Ma chi l'ha detto che per essere muscoloso ed avere un bel fisico devi pomparti e prendere schifezze? Ci sono milioni di atleti natural che vedendoli diresti essere dopati. Servono dieta e allenamento, stop. Tutto il resto sono scuse.


----------



## runner (19 Ottobre 2013)

andre ha scritto:


> Ma chi l'ha detto che per essere muscoloso ed avere un bel fisico devi pomparti e prendere schifezze? Ci sono milioni di atleti natural che vedendoli diresti essere dopati. Servono dieta e allenamento, stop. Tutto il resto sono scuse.



ma difatti io non sto mica parlando di chi ha un bel fisico scolpito naturalmente....il mio discorso è riferito al topic....

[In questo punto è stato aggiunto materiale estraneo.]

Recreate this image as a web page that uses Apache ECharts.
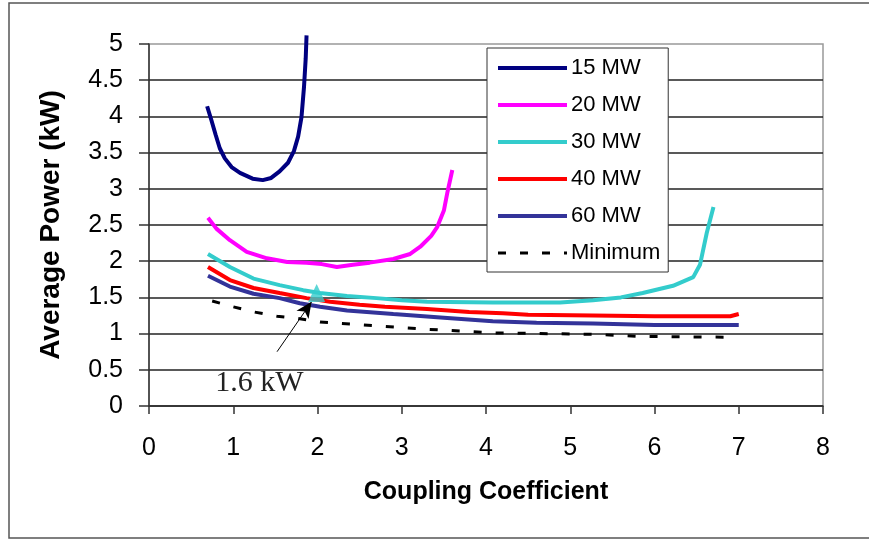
<!DOCTYPE html>
<html>
<head>
<meta charset="utf-8">
<script src="https://cdn.jsdelivr.net/npm/echarts@6/dist/echarts.min.js"></script>
<style>
  html, body { margin: 0; padding: 0; background: #fff; }
  #chart { width: 869px; height: 540px; }
</style>
</head>
<body>
<div id="chart"></div>
<script>
// [coupling coefficient, average power kW]
const mw15 = [[0.69, 4.14], [0.74, 3.95], [0.79, 3.75], [0.84, 3.56], [0.9, 3.42], [0.98, 3.3], [1.08, 3.22], [1.23, 3.14], [1.35, 3.12],
  [1.45, 3.15], [1.55, 3.24], [1.65, 3.36], [1.72, 3.52], [1.77, 3.72], [1.81, 3.99], [1.84, 4.41], [1.86, 4.8], [1.87, 5.12]];
const mw20 = [[0.7, 2.6], [0.8, 2.45], [0.96, 2.29], [1.16, 2.13], [1.4, 2.04], [1.64, 1.99], [1.87, 1.98], [2.05, 1.96],
  [2.23, 1.92], [2.42, 1.95], [2.62, 1.98], [2.9, 2.03], [3.1, 2.1], [3.22, 2.2], [3.35, 2.35], [3.42, 2.47],
  [3.5, 2.7], [3.54, 2.94], [3.6, 3.26]];
const mw30 = [[0.7, 2.1], [0.96, 1.92], [1.24, 1.76], [1.55, 1.67], [1.83, 1.6], [2.03, 1.56], [2.35, 1.52], [2.7, 1.49],
  [3.0, 1.46], [3.3, 1.44], [4.08, 1.43], [4.88, 1.43], [5.27, 1.46], [5.6, 1.5], [5.86, 1.56], [6.22, 1.66],
  [6.46, 1.78], [6.54, 1.95], [6.62, 2.39], [6.7, 2.75]];
const mw40 = [[0.7, 1.92], [0.96, 1.74], [1.24, 1.63], [1.55, 1.56], [1.87, 1.49], [2.15, 1.44], [2.5, 1.4], [2.8, 1.37],
  [3.3, 1.34], [3.8, 1.3], [4.2, 1.28], [4.5, 1.26], [5.27, 1.25], [6.0, 1.24], [6.9, 1.24], [7.0, 1.27]];
const mw60 = [[0.7, 1.8], [0.96, 1.65], [1.24, 1.55], [1.55, 1.49], [1.79, 1.42], [2.03, 1.37], [2.35, 1.32], [2.9, 1.27],
  [3.5, 1.22], [4.08, 1.17], [4.6, 1.15], [5.27, 1.14], [6.0, 1.12], [7.0, 1.12]];
const minimum = [[0.75, 1.45], [1.0, 1.37], [1.24, 1.3], [1.52, 1.24], [1.76, 1.21], [2.03, 1.16], [2.54, 1.12],
  [3.3, 1.06], [4.08, 1.01], [5.27, 0.99], [5.86, 0.96], [6.93, 0.95]];

const seriesNames = ['15 MW', '20 MW', '30 MW', '40 MW', '60 MW', 'Minimum'];
const seriesColors = ['#000080', '#ff00ff', '#33cccc', '#ff0000', '#333399', '#000000'];

// highlighted point and its callout
const optPoint = [[1.99, 1.56]];
const arrowFrom = [1.52, 0.75];
const arrowTo = [1.93, 1.44];
const calloutAt = [1.31, 0.32];
const calloutText = '1.6 kW';

const chart = echarts.init(document.getElementById('chart'));

const lineSeries = [mw15, mw20, mw30, mw40, mw60, minimum].map((d, i) => ({
  name: seriesNames[i],
  type: 'line',
  data: d,
  symbol: 'none',
  clip: false,
  color: seriesColors[i],
  lineStyle: i === 5
    ? { color: '#000', width: 3, type: [8, 14] }
    : { color: seriesColors[i], width: 4 },
  z: 3,
}));

const option = {
  backgroundColor: '#fff',
  animation: false,
  textStyle: { fontFamily: 'Liberation Sans, Arial, sans-serif' },
  grid: {
    left: 149, right: 46, top: 44, bottom: 134,
    show: true, borderColor: '#999', borderWidth: 1.5,
  },
  graphic: [{
    type: 'rect',
    shape: { x: 9, y: 3, width: 870, height: 535 },
    style: { fill: 'none', stroke: '#555', lineWidth: 1.5 },
    silent: true,
  }],
  legend: {
    data: seriesNames,
    orient: 'vertical',
    left: 487,
    top: 48,
    padding: [9, 8, 8, 9],
    itemWidth: 69,
    itemHeight: 14,
    itemGap: 15,
    backgroundColor: '#fff',
    borderColor: '#333',
    borderWidth: 1,
    itemStyle: { opacity: 0 },
    lineStyle: { width: 'inherit' },
    textStyle: { fontSize: 22, color: '#000', padding: [0, 0, 0, -1] },
  },
  xAxis: {
    type: 'value',
    min: 0, max: 8, interval: 1,
    name: 'Coupling Coefficient',
    nameLocation: 'middle',
    nameGap: 74,
    nameTextStyle: { fontSize: 25, fontWeight: 'bold', color: '#000' },
    axisLine: { show: true, lineStyle: { color: '#333', width: 1.5 } },
    axisTick: { show: true, length: 8, lineStyle: { color: '#333', width: 1.5 } },
    axisLabel: { fontSize: 25, color: '#000', margin: 30 },
    splitLine: { show: false },
  },
  yAxis: {
    type: 'value',
    min: 0, max: 5, interval: 0.5,
    name: 'Average Power (kW)',
    nameLocation: 'middle',
    nameGap: 84,
    nameTextStyle: { fontSize: 28, fontWeight: 'bold', color: '#000' },
    axisLine: { show: true, lineStyle: { color: '#333', width: 1.5 } },
    axisTick: { show: true, length: 10, lineStyle: { color: '#333', width: 1.5 } },
    axisLabel: { fontSize: 25, color: '#000', margin: 26 },
    splitLine: { show: true, showMaxLine: false, lineStyle: { color: '#222', width: 1.5 } },
  },
  series: lineSeries.concat([{
    name: 'optimum',
    type: 'scatter',
    data: optPoint,
    symbol: 'triangle',
    symbolSize: [17, 18],
    itemStyle: { color: '#33cccc' },
    z: 5,
    markLine: {
      silent: true,
      symbol: ['none', 'arrow'],
      symbolSize: [11, 16],
      label: { show: false },
      lineStyle: { color: '#000', width: 1, type: 'solid' },
      data: [[{ coord: arrowFrom }, { coord: arrowTo }]],
    },
    markPoint: {
      silent: true,
      symbol: 'circle',
      symbolSize: 1,
      itemStyle: { color: 'rgba(0,0,0,0)' },
      label: {
        show: true, position: 'inside', formatter: calloutText,
        fontFamily: 'Liberation Serif, Times New Roman, serif', fontSize: 30, color: '#222',
      },
      data: [{ coord: calloutAt }],
    },
  }]),
};

chart.setOption(option);
</script>
</body>
</html>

non mi sembra che sto tizio abbia risolto nessun problema, ma che a differenza abbia voluto assomigliare a uno stereotipo tutto qui!!
ho dei miei amici che fanno lotta libera che hanno un fisico pazzesco e non prendono niente di strano, dico solo che il culto del fisico fine a se stesso a mio avviso non ha senso ed è per questo che dico che le idee sono invincibili e prima o poi il fisico cambia....


----------



## alexrossonero (19 Ottobre 2013)

andre ha scritto:


> Dipende anche dal tipo di bodybuilder. Ovvio che se mi dici Phil Heat anche io ti dico che è un fisico non funzionale e anche brutto da vedere, ma ci sono bodybuilder italiani (e non) natural che sono in grado benissimo di fare anche altre discipline.


Si, ma questo senz'altro. Io mi riferivo proprio ai bodybuilder alla Phil Heat. 
In fondo 'costruire il corpo' ha molte vie di definizione, ci sono modi e modi di farlo.


----------



## francylomba (19 Ottobre 2013)

se è la stessa persona complimenti per il cambiamento ! 
i muscoli della foto non mi piacciono , ok muscoloso ma non cosi esagerato!
e poi.. omo de panza ( non tanta , pancetta ) , omo de sostanza ahaha


----------



## prebozzio (19 Ottobre 2013)

francylomba ha scritto:


> e poi.. omo de panza ( non tanta , pancetta ) , omo de sostanza ahaha


Sostanza alcolica molto probabilmente sì


----------